Quelles sont les mesures protectionnistes que Trump pourrait appliquer et qui pourraient concerner le Québec ?
L’objectif principal des politiques économiques de Trump est de favoriser les entreprises déjà établies aux États-Unis, et d’inciter les fournisseurs étrangers à s’y implanter. La plupart des mesures envisagées constituent des formes de protectionnisme indirect.
Pour renforcer la position concurrentielle et la rentabilité des entreprises américaines, le gouvernement Trump prévoit de réduire les impôts sur les profits de 35 % à 20 % ; de permettre le rapatriement d’une partie des 2,6 billions de liquidités que les filiales américaines ont accumulé à l’étranger — dans des conditions très avantageuses, c’est-à-dire à un taux d’imposition de 10 % — ; et d’éliminer une bonne partie de la réglementation en matière d’environnement, de protection des consommateurs, de lois sur le travail, etc.
Dans le secteur énergétique, le gouvernement veut faciliter l’exploitation du gaz, du pétrole et du charbon en éliminant plusieurs contraintes environnementales et géographiques, ce qui augmentera la production tout en réduisant les coûts énergétiques pour l’ensemble des entreprises américaines.
Il y a aussi l’ajustement fiscal à la frontière (AFF), qui pourrait être mis en place unilatéralement et n’aurait pas besoin d’être incluse dans le cadre d’une renégociation de l’ALENA. L’AFF imposerait aux entreprises importatrices dont les produits ou services seraient consommés aux États-Unis une taxe ou une pénalité qui aurait pour effet de rendre les importations moins concurrentielles.
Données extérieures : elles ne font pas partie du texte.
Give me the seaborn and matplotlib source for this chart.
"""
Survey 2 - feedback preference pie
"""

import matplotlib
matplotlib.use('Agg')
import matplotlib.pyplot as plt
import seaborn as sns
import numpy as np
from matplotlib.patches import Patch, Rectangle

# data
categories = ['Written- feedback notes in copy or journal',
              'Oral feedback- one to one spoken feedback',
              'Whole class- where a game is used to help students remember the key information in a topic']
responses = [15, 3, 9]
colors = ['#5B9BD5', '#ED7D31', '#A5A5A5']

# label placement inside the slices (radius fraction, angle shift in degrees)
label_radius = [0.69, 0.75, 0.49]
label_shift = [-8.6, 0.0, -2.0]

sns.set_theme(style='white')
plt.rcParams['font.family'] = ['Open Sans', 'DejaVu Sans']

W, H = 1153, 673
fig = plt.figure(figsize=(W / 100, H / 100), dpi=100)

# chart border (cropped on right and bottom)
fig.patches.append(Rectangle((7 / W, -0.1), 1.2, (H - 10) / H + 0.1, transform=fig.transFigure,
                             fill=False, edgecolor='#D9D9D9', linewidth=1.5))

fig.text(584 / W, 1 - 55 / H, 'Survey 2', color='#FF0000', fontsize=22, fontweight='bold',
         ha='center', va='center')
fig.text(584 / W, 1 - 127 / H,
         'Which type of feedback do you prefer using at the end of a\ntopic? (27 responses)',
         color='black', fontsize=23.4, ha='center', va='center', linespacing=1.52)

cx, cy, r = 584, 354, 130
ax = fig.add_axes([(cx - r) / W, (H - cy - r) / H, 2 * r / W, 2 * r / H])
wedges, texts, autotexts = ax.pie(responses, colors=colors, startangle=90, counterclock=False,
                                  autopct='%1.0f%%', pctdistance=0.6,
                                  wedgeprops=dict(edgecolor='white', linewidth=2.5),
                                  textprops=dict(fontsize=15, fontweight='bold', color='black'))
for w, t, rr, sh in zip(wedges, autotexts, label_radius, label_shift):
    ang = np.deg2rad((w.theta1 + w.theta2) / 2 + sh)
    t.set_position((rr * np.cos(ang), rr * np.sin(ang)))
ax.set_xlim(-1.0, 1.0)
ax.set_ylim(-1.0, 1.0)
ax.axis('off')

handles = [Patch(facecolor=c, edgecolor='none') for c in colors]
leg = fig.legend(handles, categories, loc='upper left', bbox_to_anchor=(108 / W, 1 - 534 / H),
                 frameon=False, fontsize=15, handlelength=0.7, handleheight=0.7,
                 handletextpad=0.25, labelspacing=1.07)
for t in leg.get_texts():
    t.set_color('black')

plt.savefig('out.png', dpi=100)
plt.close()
Selon certaines études, une taxe de 10 % ferait chuter les exportations canadiennes de 9 %, en excluant le pétrole.
À l’intérieur ou à l’extérieur de l’ALENA, le gouvernement Trump voudra aussi étendre l’application du Buy American Act, notamment pour les contrats d’approvisionnement en biens et en services de l’ensemble des secteurs publics et parapublics américains. Et limiter la part des composantes étrangères qu’un produit peut contenir pour être exempté de droits de douane.
Si de telles mesures devaient être appliquées, quelles seraient les conséquences pour le Québec ?
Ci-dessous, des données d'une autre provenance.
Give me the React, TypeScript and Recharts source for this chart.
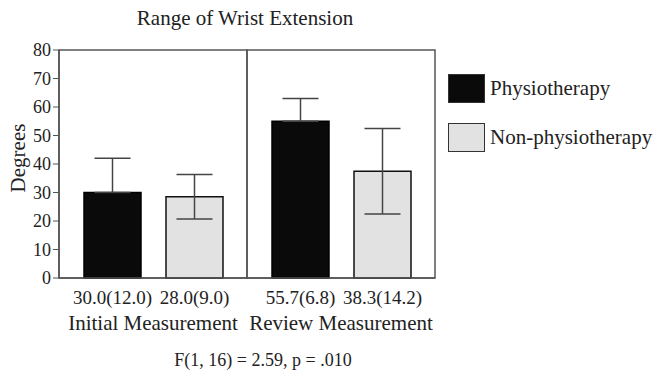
import React from 'react';
import { BarChart, Bar, XAxis, YAxis, ErrorBar, ReferenceArea } from 'recharts';

const categories = ['Initial Measurement', 'Review Measurement'];
const physio = [30, 55];
const nonPhysio = [28.5, 37.5];
const physioErr = [12, 8];
const nonPhysioErr = [7.8, 15];
const physioLabels = ['30.0(12.0)', '55.7(6.8)'];
const nonPhysioLabels = ['28.0(9.0)', '38.3(14.2)'];
const yTicks = [0, 10, 20, 30, 40, 50, 60, 70, 80];
const seriesNames = ['Physiotherapy', 'Non-physiotherapy'];

const data = categories.map((c, i) => ({
  name: c,
  physio: physio[i],
  nonPhysio: nonPhysio[i],
  // black bar only shows the upper whisker
  physioErr: [0, physioErr[i]],
  nonPhysioErr: nonPhysioErr[i],
}));

const font = '"Liberation Serif", "Times New Roman", serif';
const ink = '#222';
const line = '#555';
const fills = ['#0a0a0a', '#e2e2e2'];

const CategoryTick = (props: any) => {
  const { x, y, payload } = props;
  return (
    <text x={x} y={y + 44} textAnchor="middle" fontFamily={font} fontSize={21} fill={ink}>
      {payload.value}
    </text>
  );
};

// mean(sd) text printed under each bar
const summaryLabel = (labels: string[]) => (props: any) => {
  const { x, y, width, height, index } = props;
  return (
    <text x={x + width / 2} y={y + height + 26} textAnchor="middle" fontFamily={font} fontSize={19} fill={ink}>
      {labels[index]}
    </text>
  );
};

const DegreesLabel = (props: any) => {
  const { viewBox } = props;
  const cx = viewBox.x - 1;
  const cy = viewBox.y + viewBox.height / 2 - 6;
  return (
    <text x={cx} y={cy} transform={`rotate(-90 ${cx} ${cy})`} textAnchor="middle" dominantBaseline="central"
      fontFamily={font} fontSize={21} fill={ink}>
      Degrees
    </text>
  );
};

const LegendBox = () => (
  <div style={{ position: 'absolute', left: 448, top: 74, fontFamily: font, fontSize: 21, color: ink }}>
    {seriesNames.map((name, i) => (
      <div key={name} style={{ display: 'flex', alignItems: 'center', height: 29, marginBottom: 20 }}>
        <div style={{ width: 35, height: 27, background: fills[i], border: '1px solid #333', marginRight: 5 }} />
        <span>{name}</span>
      </div>
    ))}
  </div>
);

export default function App() {
  return (
    <div style={{ position: 'absolute', left: 0, top: 0, width: 658, height: 372, background: '#fff', overflow: 'hidden' }}>
      <div
        style={{
          position: 'absolute', left: 0, width: 490, top: 6, textAlign: 'center',
          fontFamily: font, fontSize: 21, color: ink,
        }}
      >
        Range of Wrist Extension
      </div>
      <BarChart
        width={658}
        height={372}
        data={data}
        margin={{ top: 50, right: 223, bottom: 34, left: 19 }}
        barCategoryGap={23}
        barGap={25}
      >
        <XAxis
          dataKey="name"
          tick={<CategoryTick />}
          tickLine={false}
          axisLine={{ stroke: line, strokeWidth: 1.5 }}
          height={60}
          interval={0}
        />
        <YAxis
          domain={[0, 80]}
          ticks={yTicks}
          interval={0}
          width={40}
          tickSize={6}
          tickLine={{ stroke: line }}
          axisLine={{ stroke: line, strokeWidth: 1.5 }}
          tick={{ fontFamily: font, fontSize: 18, fill: ink }}
          label={<DegreesLabel />}
        />
        <ReferenceArea x1={categories[0]} x2={categories[0]} y1={0} y2={80} fill="none" stroke={line} strokeWidth={1.5} />
        <ReferenceArea x1={categories[1]} x2={categories[1]} y1={0} y2={80} fill="none" stroke={line} strokeWidth={1.5} />
        <Bar dataKey="physio" barSize={57} fill={fills[0]} stroke="#000" strokeWidth={1.5} isAnimationActive={false}
          label={summaryLabel(physioLabels)}>
          <ErrorBar dataKey="physioErr" width={18} stroke="#444" strokeWidth={1.5} direction="y" />
        </Bar>
        <Bar dataKey="nonPhysio" barSize={57} fill={fills[1]} stroke="#111" strokeWidth={1.5} isAnimationActive={false}
          label={summaryLabel(nonPhysioLabels)}>
          <ErrorBar dataKey="nonPhysioErr" width={18} stroke="#444" strokeWidth={1.5} direction="y" />
        </Bar>
      </BarChart>
      <LegendBox />
      <div
        style={{
          position: 'absolute', left: 0, width: 526, top: 351, textAlign: 'center',
          fontFamily: font, fontSize: 18, lineHeight: '19px', color: ink,
        }}
      >
        F(1, 16) = 2.59, p = .010
      </div>
    </div>
  );
}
Le marché américain est capital pour les entreprises québécoises : environ 72,5 % des exportations prennent le chemin des États-Unis. Ces mesures affaibliront la position concurrentielle de plusieurs entreprises locales ou étrangères qui exportent une partie significative de leur production ou de leurs services vers les États-Unis. Il sera aussi plus difficile d’attirer des entreprises étrangères exportatrices. Certaines entreprises québécoises pourraient même être tentées de s’implanter aux États-Unis, à plus forte raison si elles fournissent le secteur public américain.
Quels secteurs de l’économie québécoise seraient les plus à risque ?
Les conséquences ne seraient pas les mêmes pour tous. Le secteur des ressources naturelles est a priori moins vulnérable, même si le bois d’oeuvre continu d’être particulièrement problématique : aux dernières nouvelles, il est probable que les États-Unis imposent des droits compensatoires qui pourraient aller jusqu’à 25 %, ce qui aurait un impact majeur sur plusieurs petits producteurs québécois. Hydro-Québec devra également faire face à un marché énergétique américain de plus en plus concurrentiel.
Dans l’agroalimentaire, les associations de producteurs américains mènent une guerre féroce contre la gestion de l’offre au Canada, notamment en ce qui a trait à la production laitière, l’élevage, la volaille et les oeufs. Ils prétendent que l’imposition de quotas et de tarifs par le Canada coûte des milliers d’emplois aux États-Unis. Des milliers d’emplois pourraient être à risque au Québec.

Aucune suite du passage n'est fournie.